On this particular night, he was the consummate entertainer; he went into my sister's closet and pulled out a short midriff tank and a wrap around skirt with fringe. We laughed because the top was baggy where breasts should be and the wrap around skirt was more befitting someone with hips. His hair was outrageous, and Albert, if he had an electric guitar as a prop would have looked more like Jimi Hendrix than a cross dressing babysitter. We laughed as he vogued and then we got down to business. The business of dying my hair. You see in the early 1970's we all had wings, I can't explain the phenomenon, but the style was to color the wings and leave the rest of the hair natural. Albert and I mixed up the dye and applied it and after the rinse we marveled at the outcome. After blow-drying and styling my new do, I felt like a grown up, it was a rite of passage to get your hair dyed at 14, ear piercing would come later.
The best part was that in the middle of the night when we each were snuggled in our bed, the T.V as background noise. We woke to what sounded like an explosion, I jumped up as did Albert and we looked at each other horrified. “What the Hell was that." Albert squeaked. I ran to the bathroom and push opened the door to find that the left over hair dye had exploded and covered the walls, ceiling and floor.

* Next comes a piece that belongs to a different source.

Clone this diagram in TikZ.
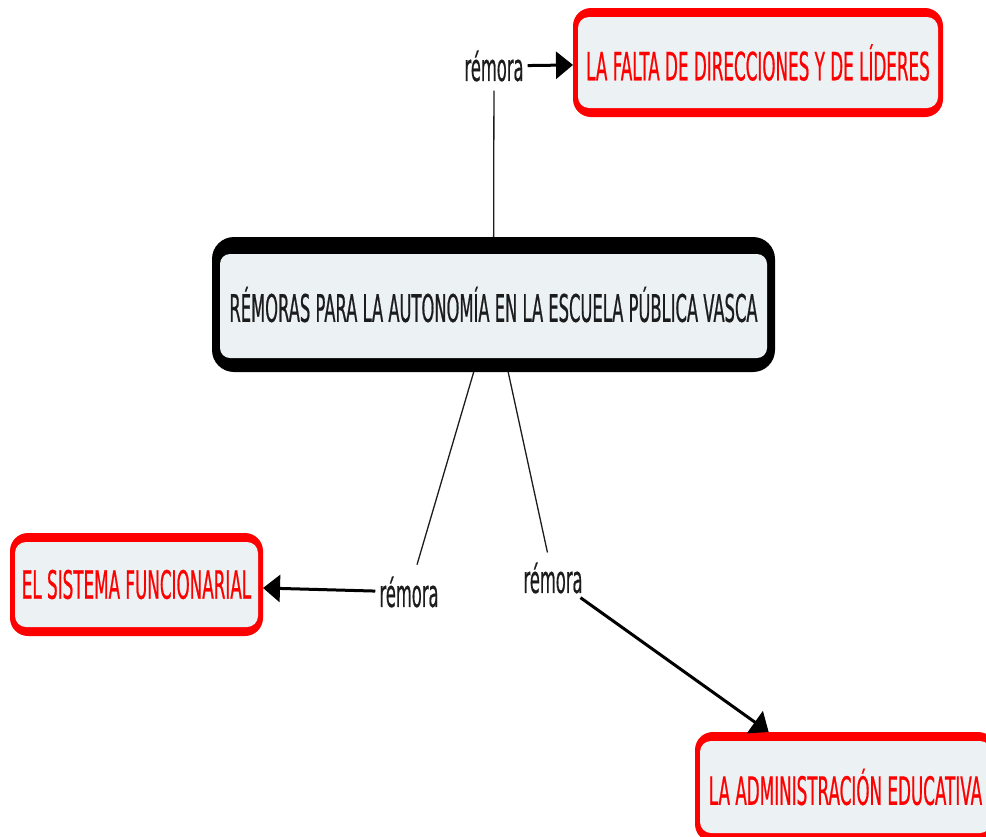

It dripped like frothy lemon meringue from the ceiling, coating the walls like taffy, sticky . The smell strong like ammonia. It was like a high school lab experiment gone awry. It was a lesson learned for years to come as I continued to dye my hair, never tighten the lid to the hair dye applicator, instead wash it out and toss it out. Albert and I cleaned the bathroom, and laughed about the mess. My hair looked yellow in the harsh light of the bathroom. I wondered what it would look like in daylight. My sister came strolling in around midnight, and my babysitter left for home. The rest of the week was uneventful, and summer flew by as I prepared for 9th grade at a new school,new friends and new experiences, but never a summer goes by that I don't think whatever happened to Albert?